Quand le café était trop musulman pour les catholiques
On le déguste aujourd’hui à longueur de journée. Mais il a fallu la bénédiction d’un pape pour convaincre les catholiques d’adopter cette boisson jugée maléfique.
Le café n'a pas toujours eu la cote en Occident, loin de là… Comme le rappelle un livre aussi instructif que gourmand – Le Monde dans nos tasses, du géohistorien Christian Grataloup –, il a fallu vaincre pas mal de réticences et de préjugés pour qu'il s'impose dans nos habitudes alimentaires. La faute à son goût âcre, son aspect noir comme le diable et ses origines orientales, puisqu'il nous est parvenu depuis les terres musulmanes des empires perse et ottoman du XVe siècle.
Apparu en Éthiopie, le caféier est rapidement cultivé au Yémen, notamment autour du port de Mokka : on récolte les graines que l'on fait griller, avant de les réduire en poudre. D'abord consommé sous forme d'épice puis peu à peu utilisé en infusion, le café est vite réputé pour maintenir l'esprit éveillé – il est notamment apprécié des communautés soufies.
L'ancêtre du café était né, son usage se propage rapidement, en profitant notamment de l'interdit qui frappe l'alcool. « Mais les musulmans s'en méfient les premiers, explique le professeur Grataloup. Ses propriétés excitantes provoquent méfiance et suspicion, on se demande si ce nouvel aliment est hallal ou pas, ou s'il est assimilable au vin… Mais ces débats ne vont pas durer longtemps. »
Importé par Venise
Les pèlerins qui reviennent de la Mecque diffusent un peu partout le nouveau nectar, que l'on déguste entre amis dans des établissements dédiés, tout en discutant littérature ou en disputant des jeux de société. Les Vénitiens, qui font commerce entre l'Orient et l'Occident, rapportent le breuvage, ouvrent les premiers établissements et traduisent l'arabe qahwah et le turc kahve, par « caffè », un mot adopté dans tout l'Occident. Mais les catholiques sont réticents : faut-il consommer cette boisson des infidèles, noire comme le diable ?
« La question fut soumise au pape Clément VIII, connu pour sa rigueur, au tout début du XVIIe siècle, écrit l'historien Christian Grataloup.
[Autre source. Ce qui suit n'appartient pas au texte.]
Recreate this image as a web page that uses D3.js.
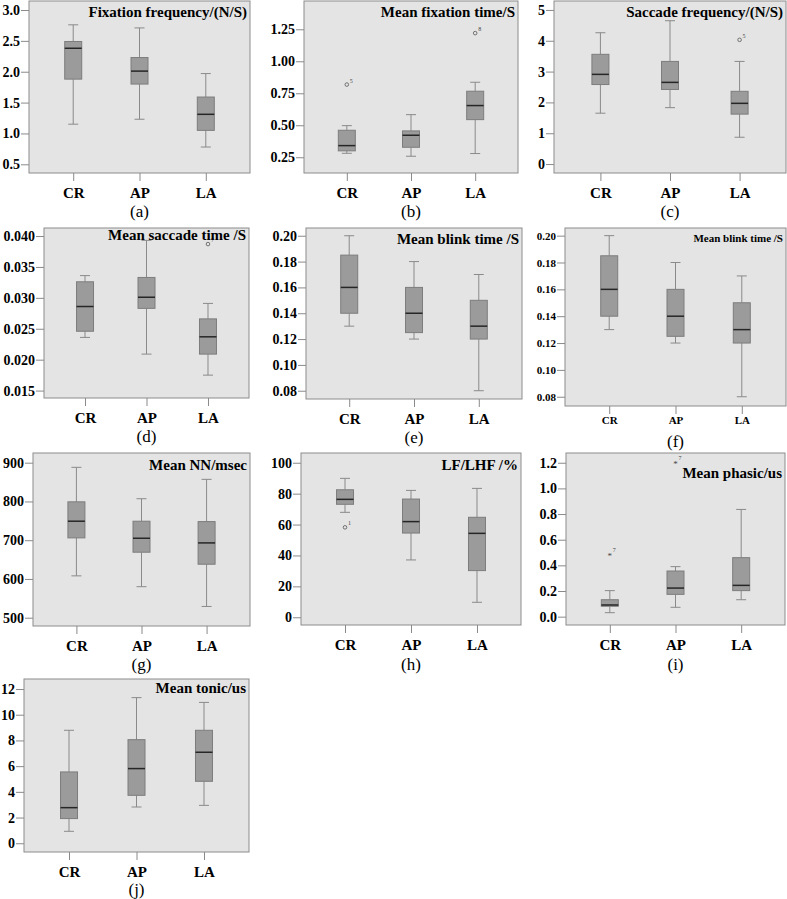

Rationnel, le pontife goûta d'abord le nouveau breuvage, le trouva excellent et se garda bien de la condamner. Il faut dire aussi qu'il en a vu l'intérêt pour maintenir les moines éveillés durant les offices nocturnes… »
L'adoubement pontifical agit comme un accélérateur, les établissements de café ouvrent dans toutes les villes d'Europe. En France, ce sont les Arméniens qui tiennent son commerce à Marseille, Paris suit quelques années plus tard, surtout après le passage de l'ambassade de la Sublime Porte – le gouvernement ottoman – dans la capitale en 1669. Louis XIV goûte au nectar, mais il préfère nettement les infusions de sauge, surnommée « le thé de Grèce », très en vogue à l'époque. Louis XV et Mme du Barry apprécient le café, même s'ils aiment encore plus le chocolat, considéré comme la boisson gourmande de l'aristocratie.
Dopant de la Révolution
« Le café est beaucoup moins cher que le chocolat, développe Christian Grataloup, ce qui explique sa grande diffusion dans les milieux populaires et la naissance des fameuses maisons de café, comme on appelle à l'époque ces établissements spécialisés, qui deviendront nos bistrots. Le premier ouvre rue Mazarine, à la fin du XVIIe siècle, suivi par le café Procope, près de l'Odéon, fondé par l'Italien Francesco Procopio en 1686, qui sera fréquenté par nombre de philosophes des Lumières, comme Voltaire, Rousseau, Diderot… » De fait, le café devient vite la boisson de la Révolution française. « On peut dire que tous les ténors de 1789 étaient drogués au café, notamment pendant les réunions de la Convention, car on ne dormait pas beaucoup entre chaque débat… Et on croisait également des vendeurs de café ambulant dans les rues de Paris. »
Pourquoi le thé a mis plus de temps à s'imposer ? « Parce que les Chinois ont longtemps gardé le monopole de leurs plants, contrairement aux caféiers qui ont été importés partout, explique le professeur Grataloup. Le thé restait cher, il a fait la fortune des commerçants hollandais et anglais qui en faisaient commerce. Il faut attendre la guerre de l'opium, au XIXe siècle, pour que les Anglais mettent enfin la main sur les plants de théiers. Dès lors, ils vont produire massivement dans leurs colonies, notamment en Inde. Et inonder l'Europe de leur breuvage… ».